San Jose mayor calls for oversight of PG&E blackout authority

San Jose Mayor Sam Liccardo announced on Monday that wants oversight of PG&E's decision to over power blackouts during conditions in which its equipment could spark a catastrophic wildfire. 

"This summer many life or death decisions will be made about whether to shut down our electricity grid in parts of our state," said Liccardo from his offices. 

The mayor said he was troubled by a decision by the California Public Utilities Commission back in May that allows PG&E to cut power to possibly hundreds of thousands of people. 

"No one has really had the opportunity to ask… is this the right way to be making decisions like this?", the mayor said.

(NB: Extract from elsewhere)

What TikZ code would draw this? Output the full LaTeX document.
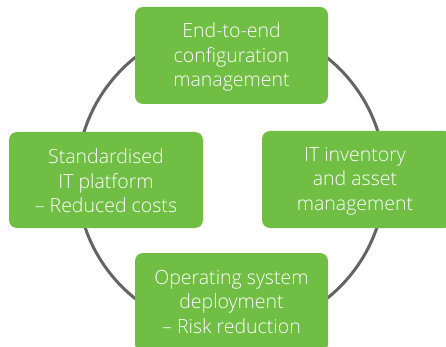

State investigators found the utility's equipment caused more than a dozen fires in recent years including the Camp Fire in Butte County that claimed 85 lives and destroyed roughly 15,000 homes... 

PG&E faces billions of dollars in liability costs and prompted it to file for bankruptcy. 

While the utility has a threshold that must be reached before cutting, Liccardo contends that their needs to be oversight of whether PG&E's pulls the plug because of what could happen in a city as large as San Jose. 

The mayor says problems include traffic lights going out, people losing air conditioning in summer heat and cell phones that are unable to call 911 when power has been cut to cell phone towers. 

"To proactively de-energize (puts us) definitely in new territory," said Lori Mitchell, Director of the Community Energy Dept., San Jose. "I think what we are very worried about here in San Jose are the many a safety risk that a large regional outage would cause." 

At the same time the mayor was speaking about his concerns, lawmakers in Sacramento were debating a bill that would set up a $21 billion dollar fund to help PG-and-e and its counterparts in Southern California deal with liabilities from wildfires. 

AB 1054 passed the Senate's Energy, Utilities and Communications Committee by a 9 to 2 vote Monday and must still be approved by the full Senate before moving over to the Assembly.

"(It) represents the best protection of rate payers and holding PG&E accountable that's been put in the table," said Mark Toney, Executive Director of The Utility Reform Network. "This bill is only the beginning of the solution to figuring out how to pay for wildfires in a way that doesn't make the ratepayer bill skyrocket."

The utilities themselves are responsible for putting up half the money in the fund while the other half from a monthly tax already charged on utility bills.